Hollywood has been obsessed with cannibalising the filmmaker’s back catalogue for years, and none of them can hold a candle to the originals. Some of them can’t even justify their existence, and the endless parade of Halloween sequels has only served to remind everyone that the original is untouchable.

Along with Michael Myers’ endless returns, audiences have also been gifted, or cursed, with fresh updates of The Fog, Assault on Precinct 13, and The Thing, while updated iterations of Big Trouble in Little China, Christine, Escape from New York, Starman, and They Live continue to threaten their way into existence.

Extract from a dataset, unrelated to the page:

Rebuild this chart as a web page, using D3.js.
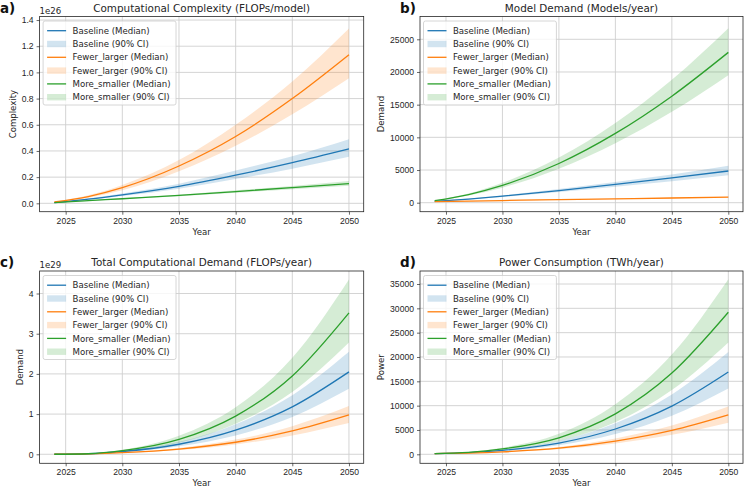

It’s possible to channel the spirit of Carpenter and do it well, so long as it isn’t a blatant rehash. Adam Wingard’s The Guest, Jeremy Saulnier’s Green Room, David Robert Mitchell’s It Follows, and Edgar Wright’s Shaun of the Dead are all great movies in their own right, and every one of them acknowledged the director’s influence and wore it proudly on their sleeve without ripping him off.

If there’s one person in Hollywood who knows what it takes to make a special John Carpenter movie better than anyone other than the man himself, it’s obviously Kurt Russell. The two became synonymous with cult classicism and B-tier greatness during their legendary partnership, which means he’s more qualified than most to comment on which spiritual successor cuts the mustard.

Having cited The Thing as a major influence on both Reservoir Dogs and The Hateful Eight, jaws won’t be left on the floor by discovering that Quentin Tarantino was the auteur responsible, with Russell also managing to pat himself on the back by calling Death Proof the best non-Carpenter-helmed flick yet.

“I love this one,” he beamed. “I loved watching this one slowly make its ‘Carpenter climb’. It’s like Tarantino was talking to, I guess, [Robert] Rodriguez, and said, ‘Well, we wanted to make a John Carpenter movie’, and we did. And I said, ‘I told you, people won’t for 20 years really understand what you’re doing here.'”

2027 will mark the 20th anniversary of the failed Grindhouse experiment and the international release of Death Proof as a solo Tarantino flick, which means Russell is running out of time for his prophecy to come true. Is it a bad movie? Not especially, even if some sections do drag. It’s still the writer and director’s weakest feature-length effort by far, and two decades of time passing won’t change that.

Since he was the only person in Death Proof who spent years working with Carpenter, though, if Russell wants to say it’s the best spiritual successor to come along, then nobody’s really in a position to argue.